Paris is a town almost entirely lacking in topography: yes, the Pantheon is at a higher elevation than its surroundings (as if it's cyclopean size weren't enough to make it easily distinguishable on the skyline), but there is no Gun Hill, there is no Libe Slope, there is no Mount Pleasant, no Freese, no Sandbank, no Kline, no Renwick, no Remington, and no Oakcrest. For those of you who aren't familiar with Ithaca toponymy, it will suffice to say that in my hometown, it is almost impossible to take a run without either ascending or descending, whereas in France, almost the only hills are the artificial ones in the parks, built by Napoleon III.
If you know me, you know that I like to take nice, long runs, at a moderate pace, with a good clip when ascending. I like to take runs that get me far from where I begin; one of the things I have discovered about "getting away," mentally, when taking a run, is that the process is easier when it is coupled with a physical escape. Nothing makes me realize how far I am from my schoolwork at Cornell than finding myself sweaty and panting at Quarry Road.

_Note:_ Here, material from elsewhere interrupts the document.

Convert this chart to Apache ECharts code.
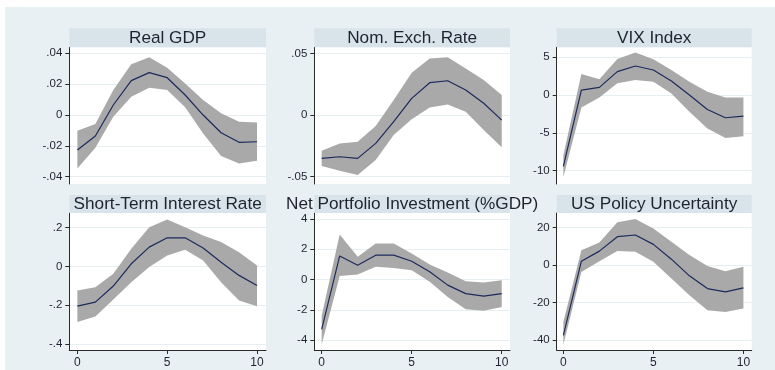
<!DOCTYPE html>
<html>
<head>
<meta charset="utf-8">
<title>Impulse responses</title>
<script src="https://cdn.jsdelivr.net/npm/echarts@6/dist/echarts.min.js"></script>
<style>
  html, body { margin: 0; padding: 0; background: #ffffff; }
  #chart { position: absolute; left: 5px; top: 7px; width: 770px; height: 363px; }
</style>
</head>
<body>
<div id="chart"></div>
<script>
// Horizon (periods after the shock)
const steps = [0, 1, 2, 3, 4, 5, 6, 7, 8, 9, 10];

// Real GDP
const gdpIrf   = [-0.0227, -0.0136, 0.0065, 0.0223, 0.0275, 0.0242, 0.0130, 0.0000, -0.0115, -0.0177, -0.0173];
const gdpUpper = [-0.0102, -0.0058, 0.0162, 0.0329, 0.0374, 0.0307, 0.0205, 0.0097, 0.0011, -0.0043, -0.0048];
const gdpLower = [-0.0346, -0.0212, -0.0011, 0.0119, 0.0177, 0.0162, 0.0050, -0.0119, -0.0266, -0.0314, -0.0296];
const gdpTicks = [-0.04, -0.02, 0, 0.02, 0.04];

// Nominal exchange rate
const fxIrf   = [-0.0351, -0.0338, -0.0351, -0.0230, -0.0054, 0.0135, 0.0262, 0.0278, 0.0203, 0.0095, -0.0041];
const fxUpper = [-0.0289, -0.0230, -0.0216, -0.0089, 0.0122, 0.0343, 0.0459, 0.0468, 0.0378, 0.0284, 0.0162];
const fxLower = [-0.0414, -0.0451, -0.0486, -0.0365, -0.0162, -0.0035, 0.0062, 0.0086, 0.0027, -0.0122, -0.0262];
const fxTicks = [-0.05, 0, 0.05];

// VIX index
const vixIrf   = [-9.42, 0.66, 1.02, 3.10, 3.85, 3.32, 1.86, 0.00, -1.90, -3.00, -2.79];
const vixUpper = [-7.96, 2.79, 2.08, 4.78, 5.62, 4.73, 3.32, 1.77, 0.44, -0.31, -0.31];
const vixLower = [-10.84, -1.64, -0.31, 1.55, 1.99, 1.77, 0.22, -2.21, -4.42, -5.66, -5.44];
const vixTicks = [-10, -5, 0, 5];

// Short-term interest rate
const rateIrf   = [-0.205, -0.184, -0.101, 0.014, 0.100, 0.148, 0.148, 0.095, 0.022, -0.046, -0.098];
const rateUpper = [-0.124, -0.107, -0.038, 0.091, 0.203, 0.242, 0.203, 0.160, 0.126, 0.074, 0.005];
const rateLower = [-0.287, -0.258, -0.170, -0.081, -0.003, 0.057, 0.086, 0.031, -0.081, -0.175, -0.205];
const rateTicks = [-0.4, -0.2, 0, 0.2];

// Net portfolio investment (% of GDP)
const npiIrf   = [-3.30, 1.56, 0.95, 1.61, 1.61, 1.21, 0.51, -0.37, -0.93, -1.10, -0.93];
const npiUpper = [-2.40, 2.97, 1.50, 2.38, 2.38, 1.72, 0.99, 0.46, -0.11, -0.20, -0.04];
const npiLower = [-4.30, 0.24, 0.33, 0.84, 0.77, 0.62, -0.15, -1.15, -1.96, -2.07, -1.81];
const npiTicks = [-4, -2, 0, 2, 4];

// US policy uncertainty
const epuIrf   = [-37.5, 2.1, 7.5, 15.2, 16.1, 11.1, 3.2, -5.7, -12.5, -14.3, -12.1];
const epuUpper = [-30.4, 8.0, 12.1, 22.9, 24.6, 19.6, 12.5, 5.4, -0.4, -3.2, -0.9];
const epuLower = [-42.5, -3.6, 2.1, 7.5, 7.1, 1.8, -7.1, -16.1, -24.1, -25.0, -23.2];
const epuTicks = [-40, -20, 0, 20];

// Horizon tick labels
const stepTicks = [0, 5, 10];

const titles = ['Real GDP', 'Nom. Exch. Rate', 'VIX Index',
                'Short-Term Interest Rate', 'Net Portfolio Investment (%GDP)', 'US Policy Uncertainty'];

const panels = [
  { title: titles[0], irf: gdpIrf,  up: gdpUpper,  lo: gdpLower,  ticks: gdpTicks,  yMin: -0.0447, yMax: 0.0439 },
  { title: titles[1], irf: fxIrf,   up: fxUpper,   lo: fxLower,   ticks: fxTicks,   yMin: -0.0559, yMax: 0.0549 },
  { title: titles[2], irf: vixIrf,  up: vixUpper,  lo: vixLower,  ticks: vixTicks,  yMin: -11.76,  yMax: 6.32 },
  { title: titles[3], irf: rateIrf, up: rateUpper, lo: rateLower, ticks: rateTicks, yMin: -0.431,  yMax: 0.276 },
  { title: titles[4], irf: npiIrf,  up: npiUpper,  lo: npiLower,  ticks: npiTicks,  yMin: -4.66,   yMax: 4.40 },
  { title: titles[5], irf: epuIrf,  up: epuUpper,  lo: epuLower,  ticks: epuTicks,  yMin: -45.3,   yMax: 27.85 }
];

// Layout of the 3 x 2 panel grid (chart-local pixels)
const offX = 5, offY = 7;
const cols = [
  { left: 69.3, right: 266.0, xMin: -0.45, xMax: 10.5 },
  { left: 314.3, right: 510.0, xMin: -0.41, xMax: 10.46 },
  { left: 556.7, right: 751.7, xMin: -0.37, xMax: 10.46 }
];
const rows = [
  { stripTop: 28.3, top: 47.3, bottom: 184.0 },
  { stripTop: 195.0, top: 213.0, bottom: 350.0 }
];

const FONT = '"Liberation Sans", Arial, Helvetica, sans-serif';
const TEXT = '#1f2230';

// Stata-like tick labels: drop the leading zero (".04", "-.2")
function fmt(v) {
  let s = String(Math.round(v * 10000) / 10000);
  return s.replace(/^(-?)0\./, '$1.');
}

const grid = [], xAxis = [], yAxis = [], series = [], title = [], graphic = [];

panels.forEach((p, i) => {
  const c = cols[i % 3], r = rows[Math.floor(i / 3)];
  const isBottom = i >= 3;
  const gl = c.left - offX, gw = c.right - c.left;
  const gt = r.top - offY, gh = r.bottom - r.top;

  grid.push({
    left: gl, top: gt, width: gw, height: gh,
    show: true, backgroundColor: '#ffffff', borderWidth: 0
  });

  // Title strip above each plot
  graphic.push({
    type: 'rect', z: 1,
    shape: { x: gl, y: r.stripTop - offY, width: gw, height: r.top - r.stripTop },
    style: { fill: '#d8e4ea' }
  });
  title.push({
    text: p.title,
    left: gl + gw / 2, top: r.stripTop - offY + (r.top - r.stripTop) / 2 + 0.5,
    textAlign: 'center', textVerticalAlign: 'middle', padding: 0,
    textStyle: { fontFamily: FONT, fontSize: 17.2, fontWeight: 'normal', color: TEXT }
  });

  xAxis.push({
    gridIndex: i, type: 'value', min: c.xMin, max: c.xMax,
    axisLine: { show: isBottom, onZero: false, lineStyle: { color: '#2a2a2a', width: 1 } },
    axisTick: { show: isBottom, length: 4, customValues: stepTicks, lineStyle: { color: '#2a2a2a' } },
    axisLabel: { show: isBottom, customValues: stepTicks, margin: 7,
                 fontFamily: FONT, fontSize: 12, color: TEXT },
    splitLine: { show: false }
  });

  yAxis.push({
    gridIndex: i, type: 'value', min: p.yMin, max: p.yMax,
    axisLine: { show: true, onZero: false, lineStyle: { color: '#2a2a2a', width: 1 } },
    axisTick: { show: true, length: 4, customValues: p.ticks, lineStyle: { color: '#2a2a2a' } },
    axisLabel: { customValues: p.ticks, margin: 7, formatter: fmt,
                 fontFamily: FONT, fontSize: 11.5, color: TEXT },
    splitLine: { show: true, lineStyle: { color: '#e7eef2', width: 1 } }
  });

  // Confidence band between lower and upper bounds
  series.push({
    type: 'custom', xAxisIndex: i, yAxisIndex: i, silent: true, z: 2,
    data: [[0, 0]],
    renderItem: (params, api) => {
      const pts = [];
      for (let k = 0; k < steps.length; k++) pts.push(api.coord([steps[k], p.up[k]]));
      for (let k = steps.length - 1; k >= 0; k--) pts.push(api.coord([steps[k], p.lo[k]]));
      return { type: 'polygon', shape: { points: pts }, style: { fill: '#a9a9a9', stroke: null } };
    }
  });

  // Point estimate of the impulse response
  series.push({
    type: 'line', xAxisIndex: i, yAxisIndex: i, z: 3,
    data: steps.map((s, k) => [s, p.irf[k]]),
    showSymbol: false, symbol: 'none', animation: false, silent: true,
    lineStyle: { color: '#1d2a5c', width: 1.2 }
  });
});

const chart = echarts.init(document.getElementById('chart'), null, { renderer: 'canvas' });
chart.setOption({
  backgroundColor: '#e9f0f3',
  animation: false,
  title, grid, xAxis, yAxis, series,
  graphic: { elements: graphic }
});
</script>
</body>
</html>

Which is why, even though I probably have the best running conditions of anyone living in Paris, I still find them disappointing. I have access to not only one, but to two parks, which are literally right across the street from each other. The first is the giant lawn of the Cité universitaire internationale, where I live. I need to scurry across a narrow line of traffic to get there (because my dorm is a block removed from the main lawn), but, by my watch, this hop, skip, and jump only takes about 30-40 seconds. The Cité U, by the way, contains nationality-based housing; there is a Tunisian House, a Greek House, a Netherlands House, an American House etc.; my house, the Lucien Paye House, is deliberately international, even though most of the residents avoid spending time with anyone not of their own nationality. It's a highly asocial setting, in which most doors are not just closed, but locked, and in which it is virtually impossible to make friends; one must have friends when one enters.
But I digress. Right across the busy Boulevard Jourdan, a two-lane road with a Tramway running down the center, is the beautiful Parc Montsouris, which is as close a substitute to Central Park as I will ever find in Paris. It's a natural space, with statues (including one of my countryman, Thomas Paine), a cafe, little theater (closed), and an ample pond. A group of black swans live in the pond: their plumage is quite remarkable, and there is an amazing contrast with their vibrantly-yellow-orange beaks, which are the color of industrially-produced cheddar cheese.
What I end up doing, usually, is running for about 30 minutes around the Cité U turf, and then crossing Boulevard Jourdan in order to make it to the Parc Montsouris, where I run for another 30 minutes or so, before heading back. Running seems to be common enough, although I will say that it's not as common among students my own age as it is among people my brothers' ages, i.e. young but still independent. I'm only running about 4-5 times a week in Paris, which, I think, might be contributing to my stress. Still, I am being extremely careful with my body: the last thing I need is an injury in a town where I walk 1-2.5 hours per day. According to Google Maps, the Sorbonne is just under 5k from the Cité U. Still, I know I'm going to be lazy and out of shape when I get back, and that a certain older brother of mine will have a very good chance of beating me at a certain race, nearly exactly one year from now.
~JD
"In 1710, the police decided not to publish an arrêt meant to dissuade people from pillaging grain convoys in order not 'to renew the sad ideas of dearth,' that is, in order not to incite them to pillage grain convoys!" (Stephen Kaplan, Bread, Politics and Political Economy in the Reign of Louis XV, p. 79).